Taser victim Ian Van Ornum was sentenced today to 80 hours of community service, 18 months of probation and $500 in attorney fees plus court costs.

A jury last week found Van Ornum guilty of the misdemeanor crimes of slowing traffic (disorderly conduct) and resisting arrest at an anti-pesticide protest last May. Many witnesses have accused the police of brutality in the arrest.

Police video in the case shows that Van Ornum was tasered twice in the back while he lay face down on the ground with his arms pinned under his side or held behind his back. Van Ornum’s doctor testified that he suffered a concussion.

Van Ornum’s attorney Laura Fine said an appeal of the verdict will be filed, but declined further comment.

Reviews by the Eugene Police Department internal affairs unit, the independent Eugene police auditor and civillian review board and a likely civil lawsuit remain pending in the incident.

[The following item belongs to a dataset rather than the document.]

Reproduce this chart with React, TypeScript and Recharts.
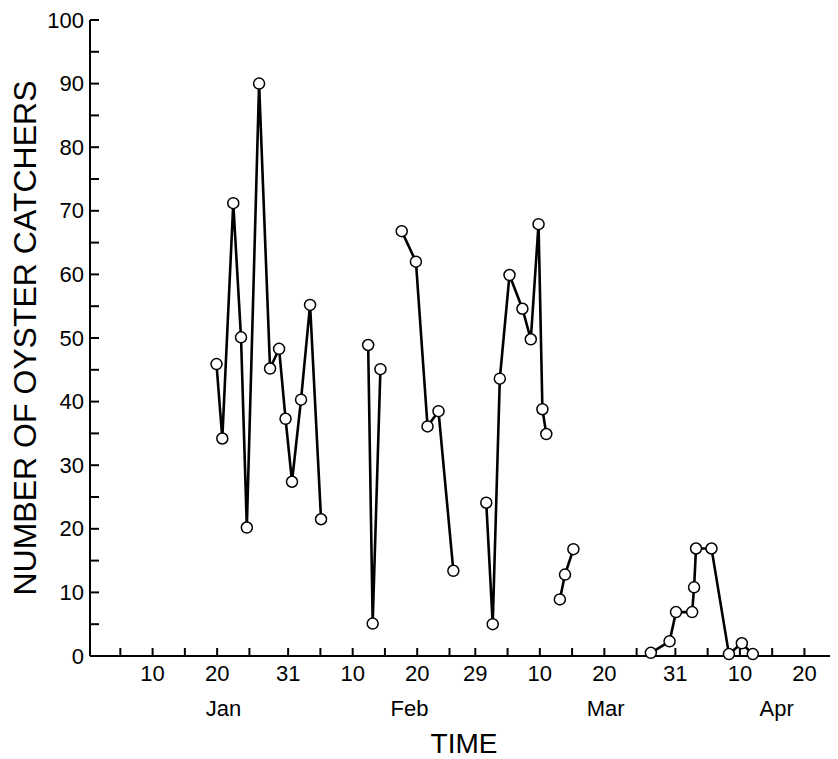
import React from "react";
import { LineChart, Line, XAxis, YAxis } from "recharts";

// Day of year (Jan 1 = 1, leap year) and counts, per connected run
const seg1Days = [19.9, 20.8, 22.5, 23.7, 24.6, 26.5, 28.2, 29.6, 30.6, 31.6, 33.0, 34.4, 36.1];
const seg1Counts = [45.9, 34.2, 71.2, 50.1, 20.2, 90.0, 45.2, 48.3, 37.3, 27.4, 40.3, 55.2, 21.5];

const seg2Days = [43.4, 44.1, 45.3];
const seg2Counts = [48.9, 5.1, 45.1];

const seg3Days = [48.6, 50.8, 52.6, 54.3, 56.6];
const seg3Counts = [66.8, 62.0, 36.1, 38.5, 13.4];

const seg4Days = [61.7, 62.7, 63.8, 65.3, 67.3, 68.6, 69.8, 70.4, 71.0];
const seg4Counts = [24.1, 5.0, 43.6, 59.9, 54.6, 49.8, 67.9, 38.8, 34.9];

const seg5Days = [73.1, 73.9, 75.2];
const seg5Counts = [8.9, 12.8, 16.8];

const seg6Days = [87.2, 90.1, 91.1, 93.6, 93.9, 94.2, 96.6, 99.3, 101.3, 103.0];
const seg6Counts = [0.5, 2.3, 6.9, 6.9, 10.8, 16.9, 16.9, 0.3, 2.0, 0.3];

// x-axis ticks (day of year) and their labels
const xTickDays = [5, 10, 15, 20, 25, 31, 36, 41, 46, 51, 56, 60, 65, 70, 75, 80, 85, 91, 96, 101, 106, 111, 116];
const xTickLabels: Record<number, string> = {
  10: "10", 20: "20", 31: "31", 41: "10", 51: "20", 60: "29",
  70: "10", 80: "20", 91: "31", 101: "10", 111: "20",
};
const monthDays = [21, 49.8, 80.2, 106.7];
const monthNames = ["Jan", "Feb", "Mar", "Apr"];

const yTicks = [0, 5, 10, 15, 20, 25, 30, 35, 40, 45, 50, 55, 60, 65, 70, 75, 80, 85, 90, 95, 100];
const yLabelEvery = 10;

const FONT = "'Liberation Sans', Arial, Helvetica, sans-serif";

const build = (days: number[], counts: number[]) =>
  days.map((d, i) => ({ day: d, count: counts[i] }));

const segments = [
  build(seg1Days, seg1Counts),
  build(seg2Days, seg2Counts),
  build(seg3Days, seg3Counts),
  build(seg4Days, seg4Counts),
  build(seg5Days, seg5Counts),
  build(seg6Days, seg6Counts),
];

const XTick = (props: any) => {
  const { x, y, payload } = props;
  const v = payload.value;
  const mi = monthDays.indexOf(v);
  if (mi >= 0) {
    return (
      <text x={x} y={y + 52} textAnchor="middle" dominantBaseline="central"
        fontSize={22} fontFamily={FONT} fill="#000">
        {monthNames[mi]}
      </text>
    );
  }
  const label = xTickLabels[v];
  return (
    <g>
      <line x1={x} y1={y} x2={x} y2={y - 8} stroke="#000" strokeWidth={2} />
      {label ? (
        <text x={x} y={y + 17} textAnchor="middle" dominantBaseline="central"
          fontSize={22} fontFamily={FONT} fill="#000">
          {label}
        </text>
      ) : null}
    </g>
  );
};

const YTick = (props: any) => {
  const { x, y, payload } = props;
  const v = payload.value;
  return (
    <g>
      <line x1={x} y1={y} x2={x + 9} y2={y} stroke="#000" strokeWidth={2} />
      {v % yLabelEvery === 0 ? (
        <text x={x - 6} y={y} textAnchor="end" dominantBaseline="central"
          fontSize={22} fontFamily={FONT} fill="#000">
          {v}
        </text>
      ) : null}
    </g>
  );
};

const YTitle = (props: any) => {
  const vb = props.viewBox || { x: 0, y: 0, width: 0, height: 0 };
  const cx = vb.x + 17;
  const cy = vb.y + vb.height / 2;
  return (
    <text x={cx} y={cy} textAnchor="middle" dominantBaseline="central"
      transform={`rotate(-90, ${cx}, ${cy})`} fontSize={32} fontFamily={FONT} fill="#000">
      NUMBER OF OYSTER CATCHERS
    </text>
  );
};

const XTitle = (props: any) => {
  const vb = props.viewBox || { x: 0, y: 0, width: 0, height: 0 };
  const cx = vb.x + vb.width / 2;
  const cy = vb.y + 87;
  return (
    <text x={cx} y={cy} textAnchor="middle" dominantBaseline="central"
      fontSize={28} fontFamily={FONT} fill="#000">
      TIME
    </text>
  );
};

export default function App() {
  return (
    <div style={{ width: 830, height: 751, background: "#fff", fontFamily: FONT }}>
      <LineChart width={830} height={751} margin={{ top: 12, right: 0, bottom: 0, left: 0 }}>
        <XAxis
          dataKey="day"
          type="number"
          domain={[0.3, 116.2]}
          ticks={[...xTickDays, ...monthDays].sort((a, b) => a - b)}
          interval={0}
          height={103}
          tickSize={0}
          tickMargin={0}
          tickLine={false}
          axisLine={{ stroke: "#000", strokeWidth: 2 }}
          tick={<XTick />}
          allowDataOverflow
          label={<XTitle />}
        />
        <YAxis
          dataKey="count"
          type="number"
          domain={[0, 100]}
          ticks={yTicks}
          interval={0}
          width={82}
          tickSize={0}
          tickMargin={0}
          tickLine={false}
          axisLine={{ stroke: "#000", strokeWidth: 2 }}
          tick={<YTick />}
          label={<YTitle />}
        />
        {segments.map((seg, i) => (
          <Line
            key={i}
            data={seg}
            dataKey="count"
            type="linear"
            stroke="#000"
            strokeWidth={2.6}
            dot={{ r: 5.5, fill: "#fff", stroke: "#000", strokeWidth: 1.5 }}
            activeDot={false}
            isAnimationActive={false}
          />
        ))}
      </LineChart>
    </div>
  );
}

Judge Jack Billings cited incriminating testimony for the prosecution by passers by as significant. He did not mention testimony for the defense from passers by that Van Ornum had done nothing illegal. “The jurors found you were lying,” Billings told Van Ornum.

Van Ornum’s sentence appears stiffer than those in other similar cases. Last year two protesters convicted of the more serious crime of attempted assault of the police officer who tasered Van Ornum were sentenced to 40 hours of community service. This month three UO basketball players convicted of shooting an air gun at ducks in Alton Baker Park were sentenced to 30 hours of community service.